En français dans le texte : « Voilà ! C’est l’esprit du truc ! »

Le truc dans mon cas c’est le métier de consultant (je radote, je sais). Et ces deux sites, caricaturaux, définissent un esprit, une attitude dont j’essaye de m’inspirer lors de mes missions.

En 2 mots (vulgaires, mais ça va avec l’esprit) :

  • Arrêter de raconter de la merde
    • Parler franchement
    • Dire non aux nonsenses
  • Passer à l’acte
    • S’engager
    • Agir (tout court)
    • Agir en professionnel

On retrouve bien ces attitudes chez Shitcreek Consulting, dont voici quelques extraits que j’apprécie particulièrement :

  • « Vous n’avez pas besoin de consultants pour vous dire ce que vous savez déjà. Vous avez besoin de professionnels qui savent de quoi ils parlent et construisent des solutions qui fonctionnent, vraiment. »
  • « On déchire par ce que nous on livre des solutions,  pas des docs de 500 pages »
  • « Notre processus ? On dessine un truc puis on le construit. En fait ce n’est pas très dur. Tout du moins pour nous ce n’est très pas dur ! »

C’est évidemment tiré par les cheveux, mais en même temps tellement rafraichissant de lire ce type d’engagement!
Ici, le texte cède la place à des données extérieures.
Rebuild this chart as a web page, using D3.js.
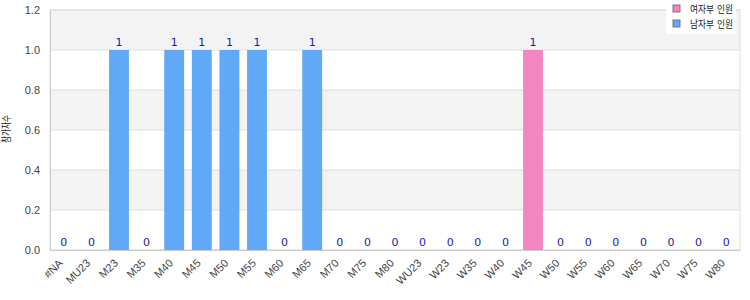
<!DOCTYPE html>
<html>
<head>
<meta charset="utf-8">
<script src="https://cdn.jsdelivr.net/npm/d3@7"></script>
<style>
  body { margin: 0; background: #fff; }
  svg { font-family: "DejaVu Sans", "Noto Sans CJK KR", sans-serif; }
</style>
</head>
<body>
<svg id="chart" width="750" height="300"></svg>
<script>
const categories = ["#NA", "MU23", "M23", "M35", "M40", "M45", "M50", "M55", "M60", "M65", "M70", "M75", "M80",
  "WU23", "W23", "W35", "W40", "W45", "W50", "W55", "W60", "W65", "W70", "W75", "W80"];
const counts = [0, 0, 1, 0, 1, 1, 1, 1, 0, 1, 0, 0, 0, 0, 0, 0, 0, 1, 0, 0, 0, 0, 0, 0, 0];
const seriesNames = ["여자부 인원", "남자부 인원"];
const yTicks = [0, 0.2, 0.4, 0.6, 0.8, 1.0, 1.2];
const yLabel = "참가자수";

const colors = { W: "#f386c0", M: "#60a9f6" };

const margin = { top: 10, right: 10, bottom: 50, left: 50 };
const width = 750 - margin.left - margin.right;
const height = 300 - margin.top - margin.bottom;

const svg = d3.select("#chart");
const g = svg.append("g").attr("transform", `translate(${margin.left},${margin.top})`);

const x = d3.scaleBand().domain(categories).range([0, width]).paddingInner(0.28).paddingOuter(0.14);
const y = d3.scaleLinear().domain([0, 1.2]).range([height, 0]);

// alternating bands
const bands = d3.pairs(yTicks);
g.selectAll(".band")
  .data(bands)
  .join("rect")
  .attr("x", 0)
  .attr("width", width)
  .attr("y", d => y(d[1]))
  .attr("height", d => y(d[0]) - y(d[1]))
  .attr("fill", (d, i) => i % 2 === 1 ? "#f3f3f3" : "#fff");

// grid lines
g.selectAll(".grid")
  .data(yTicks)
  .join("line")
  .attr("x1", 0).attr("x2", width)
  .attr("y1", d => y(d)).attr("y2", d => y(d))
  .attr("stroke", "#dedede");

// frame
g.append("rect")
  .attr("width", width).attr("height", height)
  .attr("fill", "none").attr("stroke", "#dedede");

// bars
const group = c => c.startsWith("W") ? "W" : "M";
g.selectAll(".bar")
  .data(categories)
  .join("rect")
  .attr("x", d => x(d))
  .attr("width", x.bandwidth())
  .attr("y", (d, i) => y(counts[i]))
  .attr("height", (d, i) => y(0) - y(counts[i]))
  .attr("fill", d => colors[group(d)]);

// value labels
g.selectAll(".val")
  .data(categories)
  .join("text")
  .attr("x", d => x(d) + x.bandwidth() / 2)
  .attr("y", (d, i) => y(counts[i]) - 4)
  .attr("text-anchor", "middle")
  .style("font-size", "11px")
  .style("fill", "#1c1c9a")
  .text((d, i) => counts[i]);

// y axis
g.append("g")
  .call(d3.axisLeft(y).tickValues(yTicks).tickFormat(d3.format(".1f")).tickSize(0).tickPadding(10))
  .call(a => a.select(".domain").attr("stroke", "#cccccc"))
  .selectAll("text")
  .style("font-size", "11px")
  .style("fill", "#444");

// x axis
g.append("g")
  .attr("transform", `translate(0,${height})`)
  .call(d3.axisBottom(x).tickSize(0).tickPadding(6))
  .call(a => a.select(".domain").attr("stroke", "#cccccc"))
  .selectAll("text")
  .attr("x", 0)
  .attr("y", 0)
  .attr("dy", "0.35em")
  .attr("text-anchor", "end")
  .attr("transform", "translate(-3,11) rotate(-45)")
  .style("font-size", "11px")
  .style("fill", "#444");

// y label
svg.append("text")
  .attr("transform", `translate(6,${margin.top + height / 2 - 1}) rotate(-90)`)
  .attr("text-anchor", "middle")
  .attr("dy", "0.35em")
  .attr("textLength", 28)
  .attr("lengthAdjust", "spacingAndGlyphs")
  .style("font-size", "10px")
  .style("fill", "#222")
  .text(yLabel);

// legend
const legend = svg.append("g").attr("transform", "translate(666,0)");
legend.append("rect").attr("width", 70).attr("height", 34).attr("fill", "#fff");
const legItems = [{ name: seriesNames[0], c: colors.W }, { name: seriesNames[1], c: colors.M }];
legItems.forEach((it, i) => {
  legend.append("rect")
    .attr("x", 7).attr("y", 5 + i * 15)
    .attr("width", 7).attr("height", 7)
    .attr("fill", it.c).attr("stroke", "#777");
  legend.append("text")
    .attr("x", 24).attr("y", 9 + i * 15)
    .attr("dy", "0.35em")
    .attr("textLength", 43)
    .attr("lengthAdjust", "spacingAndGlyphs")
    .style("font-size", "10px")
    .style("fill", "#222")
    .text(it.name);
});
</script>
</body>
</html>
Au moins on a l’impression de lire un être humain, certes avec des défauts (un peu d’arrogance peut être ?), mais un être humain tout de même.

A l’opposé de ça il y a une grande partie des commerciaux des SSII, tous frais sortis d’écoles de commerce, tellement semblables les uns aux autres qu’ils sont remplaçables du jour au lendemain sans interruption de service. Ces gens là, ils nous pondent des slides fourrés de buzzwords, de slogans foireux, de jolies images dans lesquelles les consultants sauvent le monde, de formules creuses qui n’engagent personne et au final ne veulent rien dire! Ces slides là, moi, perso, j’en ai ma claque, et je ne crois pas être le seul…

Et quand j’en ai ma claque, je me rappelle les 3 lois du Business .

(MàJ : 30/08/2010 – sp)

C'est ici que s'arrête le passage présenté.